**** INFORMATION PROVIDED ****

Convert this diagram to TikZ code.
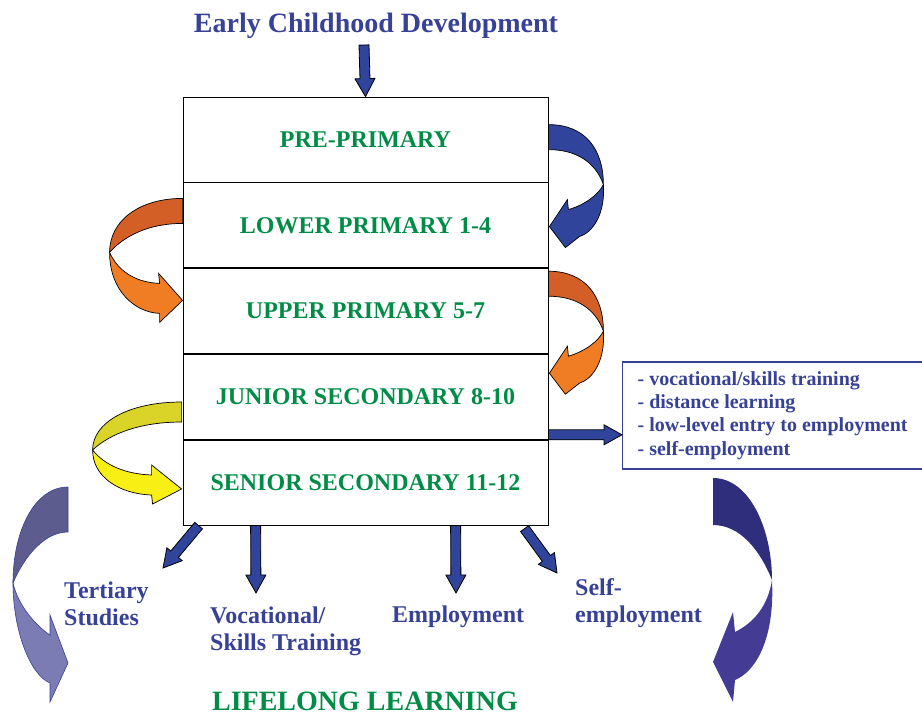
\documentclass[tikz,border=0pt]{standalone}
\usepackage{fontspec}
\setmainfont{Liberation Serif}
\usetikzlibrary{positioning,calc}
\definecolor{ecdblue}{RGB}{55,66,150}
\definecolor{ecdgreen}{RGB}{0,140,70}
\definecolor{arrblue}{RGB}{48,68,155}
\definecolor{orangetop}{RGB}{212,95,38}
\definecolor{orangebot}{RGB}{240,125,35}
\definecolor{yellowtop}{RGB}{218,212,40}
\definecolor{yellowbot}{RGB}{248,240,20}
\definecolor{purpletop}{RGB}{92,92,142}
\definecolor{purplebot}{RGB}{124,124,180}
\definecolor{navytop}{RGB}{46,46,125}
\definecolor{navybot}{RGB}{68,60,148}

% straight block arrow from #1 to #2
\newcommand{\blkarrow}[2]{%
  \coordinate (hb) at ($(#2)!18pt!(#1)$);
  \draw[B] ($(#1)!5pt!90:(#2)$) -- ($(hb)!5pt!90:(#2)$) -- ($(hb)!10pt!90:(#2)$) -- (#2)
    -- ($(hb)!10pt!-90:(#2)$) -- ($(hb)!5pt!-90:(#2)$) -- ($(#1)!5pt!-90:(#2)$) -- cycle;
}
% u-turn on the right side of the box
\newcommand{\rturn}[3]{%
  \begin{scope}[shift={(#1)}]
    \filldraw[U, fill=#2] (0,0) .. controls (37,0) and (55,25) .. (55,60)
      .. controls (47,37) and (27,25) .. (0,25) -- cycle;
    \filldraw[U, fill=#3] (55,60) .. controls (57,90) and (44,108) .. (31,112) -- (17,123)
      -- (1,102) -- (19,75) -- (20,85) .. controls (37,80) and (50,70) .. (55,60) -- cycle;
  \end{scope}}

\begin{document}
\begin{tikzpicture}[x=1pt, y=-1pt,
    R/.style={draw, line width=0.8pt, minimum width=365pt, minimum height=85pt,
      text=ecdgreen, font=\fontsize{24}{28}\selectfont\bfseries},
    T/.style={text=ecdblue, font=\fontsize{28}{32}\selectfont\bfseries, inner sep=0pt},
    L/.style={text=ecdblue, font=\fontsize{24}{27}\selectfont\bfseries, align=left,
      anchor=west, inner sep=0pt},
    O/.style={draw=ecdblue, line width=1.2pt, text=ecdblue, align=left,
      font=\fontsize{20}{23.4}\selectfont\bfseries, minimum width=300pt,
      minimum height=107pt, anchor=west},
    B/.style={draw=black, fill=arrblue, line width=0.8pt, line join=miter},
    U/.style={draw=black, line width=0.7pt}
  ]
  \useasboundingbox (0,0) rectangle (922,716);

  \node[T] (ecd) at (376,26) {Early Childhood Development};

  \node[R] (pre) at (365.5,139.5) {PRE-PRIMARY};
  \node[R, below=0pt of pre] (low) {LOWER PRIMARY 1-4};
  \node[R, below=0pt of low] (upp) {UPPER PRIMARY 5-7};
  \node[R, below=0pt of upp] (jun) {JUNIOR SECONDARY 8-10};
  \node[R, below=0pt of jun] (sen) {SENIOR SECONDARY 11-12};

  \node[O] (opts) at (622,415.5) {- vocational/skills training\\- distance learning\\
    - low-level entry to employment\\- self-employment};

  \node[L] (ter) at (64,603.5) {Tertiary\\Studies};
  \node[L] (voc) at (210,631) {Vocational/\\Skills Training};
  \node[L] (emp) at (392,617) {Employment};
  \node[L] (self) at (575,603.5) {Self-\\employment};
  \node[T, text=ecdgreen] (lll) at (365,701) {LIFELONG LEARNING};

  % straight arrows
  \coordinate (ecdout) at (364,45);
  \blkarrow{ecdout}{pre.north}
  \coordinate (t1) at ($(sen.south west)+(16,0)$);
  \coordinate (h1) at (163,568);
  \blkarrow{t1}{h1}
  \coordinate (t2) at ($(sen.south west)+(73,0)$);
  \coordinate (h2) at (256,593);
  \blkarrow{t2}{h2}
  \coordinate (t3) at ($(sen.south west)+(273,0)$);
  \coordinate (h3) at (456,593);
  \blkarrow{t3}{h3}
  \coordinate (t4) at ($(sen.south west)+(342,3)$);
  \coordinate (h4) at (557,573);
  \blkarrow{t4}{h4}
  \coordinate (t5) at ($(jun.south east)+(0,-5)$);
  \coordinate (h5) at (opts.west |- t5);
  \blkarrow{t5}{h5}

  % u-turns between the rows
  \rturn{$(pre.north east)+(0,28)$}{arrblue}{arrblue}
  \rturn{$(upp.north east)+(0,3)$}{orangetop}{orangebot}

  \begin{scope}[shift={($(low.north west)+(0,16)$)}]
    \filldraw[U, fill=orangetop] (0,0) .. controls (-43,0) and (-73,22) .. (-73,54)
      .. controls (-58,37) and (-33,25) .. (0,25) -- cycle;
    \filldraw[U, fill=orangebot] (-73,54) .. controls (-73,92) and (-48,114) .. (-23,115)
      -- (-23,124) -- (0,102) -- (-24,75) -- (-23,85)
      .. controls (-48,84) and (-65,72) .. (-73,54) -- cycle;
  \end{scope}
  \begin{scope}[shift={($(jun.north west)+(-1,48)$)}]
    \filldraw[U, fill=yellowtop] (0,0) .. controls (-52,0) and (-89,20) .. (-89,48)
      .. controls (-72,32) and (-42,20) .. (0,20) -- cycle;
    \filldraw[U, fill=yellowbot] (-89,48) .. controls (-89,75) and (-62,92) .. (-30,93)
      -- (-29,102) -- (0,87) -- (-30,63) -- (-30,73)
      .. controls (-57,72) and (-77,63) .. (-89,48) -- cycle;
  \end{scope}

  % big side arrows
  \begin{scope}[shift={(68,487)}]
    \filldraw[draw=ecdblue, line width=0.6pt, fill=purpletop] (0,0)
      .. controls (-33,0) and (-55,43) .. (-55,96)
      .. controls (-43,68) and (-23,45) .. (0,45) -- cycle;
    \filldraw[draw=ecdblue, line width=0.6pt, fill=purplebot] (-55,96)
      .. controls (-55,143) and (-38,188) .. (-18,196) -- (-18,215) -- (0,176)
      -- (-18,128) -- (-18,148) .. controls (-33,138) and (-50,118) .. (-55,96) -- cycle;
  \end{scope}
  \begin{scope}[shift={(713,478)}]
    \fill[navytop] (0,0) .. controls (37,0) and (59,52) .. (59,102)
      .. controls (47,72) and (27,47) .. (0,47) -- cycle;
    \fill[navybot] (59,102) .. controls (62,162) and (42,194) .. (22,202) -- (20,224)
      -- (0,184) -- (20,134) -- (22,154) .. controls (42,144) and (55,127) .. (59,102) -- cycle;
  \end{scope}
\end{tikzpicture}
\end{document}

****

WHAT IS NEEDED:
Take the listing above and print it exactly, apart from the pictures.

RESPONSE TO THIS TASK:
Convert this diagram to TikZ code.
\documentclass[tikz,border=0pt]{standalone}
\usepackage{fontspec}
\setmainfont{Liberation Serif}
\usetikzlibrary{positioning,calc}
\definecolor{ecdblue}{RGB}{55,66,150}
\definecolor{ecdgreen}{RGB}{0,140,70}
\definecolor{arrblue}{RGB}{48,68,155}
\definecolor{orangetop}{RGB}{212,95,38}
\definecolor{orangebot}{RGB}{240,125,35}
\definecolor{yellowtop}{RGB}{218,212,40}
\definecolor{yellowbot}{RGB}{248,240,20}
\definecolor{purpletop}{RGB}{92,92,142}
\definecolor{purplebot}{RGB}{124,124,180}
\definecolor{navytop}{RGB}{46,46,125}
\definecolor{navybot}{RGB}{68,60,148}

% straight block arrow from #1 to #2
\newcommand{\blkarrow}[2]{%
  \coordinate (hb) at ($(#2)!18pt!(#1)$);
  \draw[B] ($(#1)!5pt!90:(#2)$) -- ($(hb)!5pt!90:(#2)$) -- ($(hb)!10pt!90:(#2)$) -- (#2)
    -- ($(hb)!10pt!-90:(#2)$) -- ($(hb)!5pt!-90:(#2)$) -- ($(#1)!5pt!-90:(#2)$) -- cycle;
}
% u-turn on the right side of the box
\newcommand{\rturn}[3]{%
  \begin{scope}[shift={(#1)}]
    \filldraw[U, fill=#2] (0,0) .. controls (37,0) and (55,25) .. (55,60)
      .. controls (47,37) and (27,25) .. (0,25) -- cycle;
    \filldraw[U, fill=#3] (55,60) .. controls (57,90) and (44,108) .. (31,112) -- (17,123)
      -- (1,102) -- (19,75) -- (20,85) .. controls (37,80) and (50,70) .. (55,60) -- cycle;
  \end{scope}}

\begin{document}
\begin{tikzpicture}[x=1pt, y=-1pt,
    R/.style={draw, line width=0.8pt, minimum width=365pt, minimum height=85pt,
      text=ecdgreen, font=\fontsize{24}{28}\selectfont\bfseries},
    T/.style={text=ecdblue, font=\fontsize{28}{32}\selectfont\bfseries, inner sep=0pt},
    L/.style={text=ecdblue, font=\fontsize{24}{27}\selectfont\bfseries, align=left,
      anchor=west, inner sep=0pt},
    O/.style={draw=ecdblue, line width=1.2pt, text=ecdblue, align=left,
      font=\fontsize{20}{23.4}\selectfont\bfseries, minimum width=300pt,
      minimum height=107pt, anchor=west},
    B/.style={draw=black, fill=arrblue, line width=0.8pt, line join=miter},
    U/.style={draw=black, line width=0.7pt}
  ]
  \useasboundingbox (0,0) rectangle (922,716);

  \node[T] (ecd) at (376,26) {Early Childhood Development};

  \node[R] (pre) at (365.5,139.5) {PRE-PRIMARY};
  \node[R, below=0pt of pre] (low) {LOWER PRIMARY 1-4};
  \node[R, below=0pt of low] (upp) {UPPER PRIMARY 5-7};
  \node[R, below=0pt of upp] (jun) {JUNIOR SECONDARY 8-10};
  \node[R, below=0pt of jun] (sen) {SENIOR SECONDARY 11-12};

  \node[O] (opts) at (622,415.5) {- vocational/skills training\\- distance learning\\
    - low-level entry to employment\\- self-employment};

  \node[L] (ter) at (64,603.5) {Tertiary\\Studies};
  \node[L] (voc) at (210,631) {Vocational/\\Skills Training};
  \node[L] (emp) at (392,617) {Employment};
  \node[L] (self) at (575,603.5) {Self-\\employment};
  \node[T, text=ecdgreen] (lll) at (365,701) {LIFELONG LEARNING};

  % straight arrows
  \coordinate (ecdout) at (364,45);
  \blkarrow{ecdout}{pre.north}
  \coordinate (t1) at ($(sen.south west)+(16,0)$);
  \coordinate (h1) at (163,568);
  \blkarrow{t1}{h1}
  \coordinate (t2) at ($(sen.south west)+(73,0)$);
  \coordinate (h2) at (256,593);
  \blkarrow{t2}{h2}
  \coordinate (t3) at ($(sen.south west)+(273,0)$);
  \coordinate (h3) at (456,593);
  \blkarrow{t3}{h3}
  \coordinate (t4) at ($(sen.south west)+(342,3)$);
  \coordinate (h4) at (557,573);
  \blkarrow{t4}{h4}
  \coordinate (t5) at ($(jun.south east)+(0,-5)$);
  \coordinate (h5) at (opts.west |- t5);
  \blkarrow{t5}{h5}

  % u-turns between the rows
  \rturn{$(pre.north east)+(0,28)$}{arrblue}{arrblue}
  \rturn{$(upp.north east)+(0,3)$}{orangetop}{orangebot}

  \begin{scope}[shift={($(low.north west)+(0,16)$)}]
    \filldraw[U, fill=orangetop] (0,0) .. controls (-43,0) and (-73,22) .. (-73,54)
      .. controls (-58,37) and (-33,25) .. (0,25) -- cycle;
    \filldraw[U, fill=orangebot] (-73,54) .. controls (-73,92) and (-48,114) .. (-23,115)
      -- (-23,124) -- (0,102) -- (-24,75) -- (-23,85)
      .. controls (-48,84) and (-65,72) .. (-73,54) -- cycle;
  \end{scope}
  \begin{scope}[shift={($(jun.north west)+(-1,48)$)}]
    \filldraw[U, fill=yellowtop] (0,0) .. controls (-52,0) and (-89,20) .. (-89,48)
      .. controls (-72,32) and (-42,20) .. (0,20) -- cycle;
    \filldraw[U, fill=yellowbot] (-89,48) .. controls (-89,75) and (-62,92) .. (-30,93)
      -- (-29,102) -- (0,87) -- (-30,63) -- (-30,73)
      .. controls (-57,72) and (-77,63) .. (-89,48) -- cycle;
  \end{scope}

  % big side arrows
  \begin{scope}[shift={(68,487)}]
    \filldraw[draw=ecdblue, line width=0.6pt, fill=purpletop] (0,0)
      .. controls (-33,0) and (-55,43) .. (-55,96)
      .. controls (-43,68) and (-23,45) .. (0,45) -- cycle;
    \filldraw[draw=ecdblue, line width=0.6pt, fill=purplebot] (-55,96)
      .. controls (-55,143) and (-38,188) .. (-18,196) -- (-18,215) -- (0,176)
      -- (-18,128) -- (-18,148) .. controls (-33,138) and (-50,118) .. (-55,96) -- cycle;
  \end{scope}
  \begin{scope}[shift={(713,478)}]
    \fill[navytop] (0,0) .. controls (37,0) and (59,52) .. (59,102)
      .. controls (47,72) and (27,47) .. (0,47) -- cycle;
    \fill[navybot] (59,102) .. controls (62,162) and (42,194) .. (22,202) -- (20,224)
      -- (0,184) -- (20,134) -- (22,154) .. controls (42,144) and (55,127) .. (59,102) -- cycle;
  \end{scope}
\end{tikzpicture}
\end{document}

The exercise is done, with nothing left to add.